EXERCISE AIM: Retype the opening lines of the data exactly, stopping after the line that contains "Equipment: CVM: 3mo3my". Skip every picture.
------ INFORMATION PROVIDED ------
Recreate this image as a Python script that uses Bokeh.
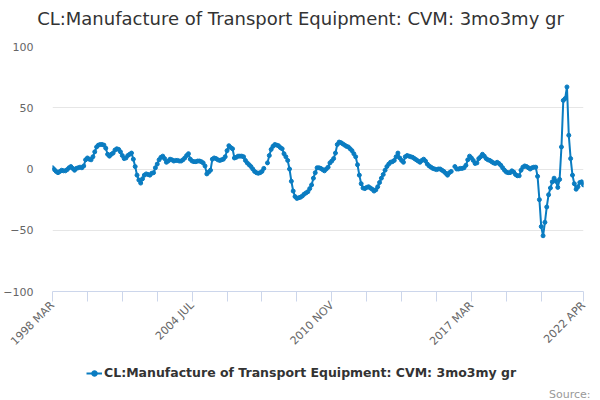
import math
from bokeh.plotting import figure
from bokeh.layouts import column
from bokeh.models import FixedTicker, Legend, LegendItem, ColumnDataSource, Range1d, Label
from bokeh.embed import file_html
from bokeh.resources import INLINE

nan = float("nan")
MONTHS = ["JAN", "FEB", "MAR", "APR", "MAY", "JUN", "JUL", "AUG", "SEP", "OCT", "NOV", "DEC"]
START_YEAR, START_MONTH = 1998, 3
SERIES_NAME = "CL:Manufacture of Transport Equipment: CVM: 3mo3my gr"

v1998 = [1.0, -0.5, -2.0, -3.0, -2.0, -1.0, -1.5, -1.5, -0.5, 1.0]
v1999 = [2.0, 0.5, -1.0, 0.5, 1.0, 1.5, 1.0, 2.5, 7.5, 9.0, 8.0, 7.5]
v2000 = [10.0, 14.0, 18.0, 19.5, 20.0, 20.0, 19.5, 17.0, 12.0, 10.5, 12.0, 13.0]
v2001 = [15.5, 16.5, 16.0, 14.0, 11.0, 8.5, 9.0, 11.0, 12.0, 13.0, 8.0, 2.0]
v2002 = [-5.0, -9.0, -11.5, -8.0, -5.0, -4.0, -4.5, -5.0, -3.5, -3.0, 1.0, 4.0]
v2003 = [7.5, 9.5, 10.5, 8.5, 5.5, 6.5, 8.0, 7.5, 6.5, 7.0, 7.0, 6.5]
v2004 = [6.5, 7.5, 9.0, 11.0, 12.5, 8.0, 6.5, 6.0, 6.0, 6.5, 6.5, 6.0]
v2005 = [5.0, 2.5, -4.0, -2.5, -1.0, 8.0, 9.0, 8.5, 7.5, 7.0, 7.5, 8.0]
v2006 = [10.0, 15.0, 19.0, 17.5, 16.5, 9.0, 9.5, 10.5, 10.5, 10.5, 10.0, 7.0]
v2007 = [5.0, 3.5, 2.0, 0.0, -2.0, -3.0, -3.5, -3.0, -2.0, 0.5, nan, 5.0]
v2008 = [11.0, 16.0, 18.5, 20.0, 19.5, 19.0, 17.5, 16.5, 12.5, 10.0, 7.0, 0.0]
v2009 = [-10.0, -18.0, -22.5, -24.0, -23.5, -23.0, -22.0, -20.5, -19.5, -18.5, -16.0, -13.0]
v2010 = [-7.5, -3.0, 1.0, 1.0, 0.5, -0.5, -1.5, 0.0, 1.5, 5.0, 6.5, 8.5]
v2011 = [13.0, 20.0, 22.0, 21.5, 20.5, 19.5, 18.5, 18.0, 16.5, 15.0, 12.5, 10.0]
v2012 = [3.5, -5.0, -12.0, -15.5, -16.0, -15.0, -14.5, -15.5, -16.5, -18.0, -17.0, -14.5]
v2013 = [-11.0, -7.5, -4.5, -1.0, 2.0, 4.0, 5.5, 6.0, 7.0, 10.0, 13.0, 9.0]
v2014 = [7.0, 5.5, 10.0, 11.0, 10.5, 10.0, 9.5, 8.5, 7.5, 6.5, 5.5, 7.0]
v2015 = [8.0, 6.5, 4.0, 2.5, 1.5, 0.5, 0.0, -0.5, 0.0, 0.0, -1.0, -2.0]
v2016 = [-3.5, -5.0, -3.0, -2.0, nan, 2.0, 0.0, 0.0, 0.5, 0.5, 1.0, 3.0]
v2017 = [7.5, 10.5, 9.0, 7.0, 4.5, 5.0, 8.5, 10.0, 12.0, 10.5, 8.5, 7.5]
v2018 = [7.0, 6.0, 5.0, 4.5, 5.5, 4.5, 3.0, 1.0, -1.0, -2.5, -3.0, -3.0]
v2019 = [-1.5, -2.5, -4.5, -5.5, -5.5, -1.0, 1.5, 2.5, 2.0, 1.0, 0.0, 1.0]
v2020 = [1.5, 1.5, -6.0, -25.0, -47.0, -54.5, -43.5, -31.0, -21.0, -15.5, -10.5, -7.5]
v2021 = [-10.0, -15.0, -8.5, 18.0, 56.0, 57.5, 67.0, 27.5, 8.5, -5.0, -12.0, -16.5]
v2022 = [-14.5, -11.0, -10.5, -13.0]

values = (v1998 + v1999 + v2000 + v2001 + v2002 + v2003 + v2004 + v2005 + v2006 +
          v2007 + v2008 + v2009 + v2010 + v2011 + v2012 + v2013 + v2014 + v2015 +
          v2016 + v2017 + v2018 + v2019 + v2020 + v2021 + v2022)
n = len(values)
idx = list(range(n))
month_labels = [f"{START_YEAR + (START_MONTH - 1 + i) // 12} {MONTHS[(START_MONTH - 1 + i) % 12]}" for i in idx]

x_ticks = list(range(0, 267, 19)) + [n - 1]
x_label_ticks = [0, 76, 152, 228, n - 1]
y_ticks = [-100, -50, 0, 50, 100]

BLUE = "#0a7cc1"
FONT = "DejaVu Sans"


def strip(height):
    f = figure(width=600, height=height, output_backend="svg", toolbar_location=None,
               x_axis_location=None, y_axis_location=None,
               x_range=Range1d(0, 600), y_range=Range1d(0, height),
               min_border_left=0, min_border_right=0, min_border_top=0, min_border_bottom=0)
    f.frame_align = False
    f.outline_line_color = None
    f.grid.visible = False
    f.border_fill_color = "white"
    f.background_fill_color = "white"
    return f


# title strip
t = strip(40)
t.add_layout(Label(x=300, y=22, x_units="screen", y_units="screen", text=SERIES_NAME,
                   text_align="center", text_baseline="middle", text_font=FONT,
                   text_font_size="18px", text_color="#333333"))

# main chart
src = ColumnDataSource(dict(x=idx, y=values, label=month_labels))
p = figure(width=600, height=315, output_backend="svg", toolbar_location=None,
           x_range=Range1d(0, n - 1), y_range=Range1d(-100, 100),
           min_border_left=50, min_border_right=17, min_border_top=6, min_border_bottom=60)
p.frame_align = False
p.outline_line_color = None
p.background_fill_color = "white"
p.border_fill_color = "white"

r_line = p.line("x", "y", source=src, line_color=BLUE, line_width=2)
r_pts = p.scatter("x", "y", source=src, size=4, fill_color=BLUE, line_color=BLUE)

p.xaxis.ticker = FixedTicker(ticks=x_ticks)
p.xaxis.major_label_overrides = {t_: (month_labels[t_] if t_ in x_label_ticks else "") for t_ in x_ticks}
p.xaxis.major_label_orientation = math.pi / 4
p.xaxis.axis_line_color = "#ccd6eb"
p.xaxis.major_tick_line_color = "#ccd6eb"
p.xaxis.major_tick_out = 10
p.xaxis.major_tick_in = 0
p.xaxis.minor_tick_line_color = None
p.xaxis.major_label_text_font = FONT
p.xaxis.major_label_text_font_size = "11px"
p.xaxis.major_label_text_color = "#666666"
p.xaxis.major_label_standoff = 2
p.xgrid.grid_line_color = None

p.yaxis.ticker = FixedTicker(ticks=y_ticks)
p.yaxis.axis_line_color = None
p.yaxis.major_tick_line_color = None
p.yaxis.minor_tick_line_color = None
p.yaxis.major_label_text_font = FONT
p.yaxis.major_label_text_font_size = "11px"
p.yaxis.major_label_text_color = "#666666"
p.yaxis.major_label_standoff = 13
p.ygrid.grid_line_color = "#e6e6e6"

# legend / credits strip
q = strip(45)
k_line = q.line([-50, -40], [-50, -50], line_color=BLUE, line_width=2)
k_pts = q.scatter([-45], [-50], size=4, fill_color=BLUE, line_color=BLUE)
legend = Legend(items=[LegendItem(label=SERIES_NAME, renderers=[k_line, k_pts])],
                location=(86, 20), orientation="horizontal",
                label_text_font=FONT, label_text_font_size="12.5px", label_text_font_style="bold",
                label_text_color="#333333", glyph_width=16, glyph_height=14, label_height=14,
                label_standoff=2, padding=0, margin=0, spacing=0,
                background_fill_alpha=0, border_line_color=None)
q.add_layout(legend)
q.add_layout(Label(x=590, y=6, x_units="screen", y_units="screen", text="Source:",
                   text_align="right", text_baseline="alphabetic", text_font=FONT,
                   text_font_size="11px", text_color="#999999"))

layout = column(t, p, q, spacing=0)
open("out.html", "w").write(file_html(layout, INLINE))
------
SOLUTION FOR THIS PROBLEM:
Recreate this image as a Python script that uses Bokeh.
import math
from bokeh.plotting import figure
from bokeh.layouts import column
from bokeh.models import FixedTicker, Legend, LegendItem, ColumnDataSource, Range1d, Label
from bokeh.embed import file_html
from bokeh.resources import INLINE

nan = float("nan")
MONTHS = ["JAN", "FEB", "MAR", "APR", "MAY", "JUN", "JUL", "AUG", "SEP", "OCT", "NOV", "DEC"]
START_YEAR, START_MONTH = 1998, 3
SERIES_NAME = "CL:Manufacture of Transport Equipment: CVM: 3mo3my gr"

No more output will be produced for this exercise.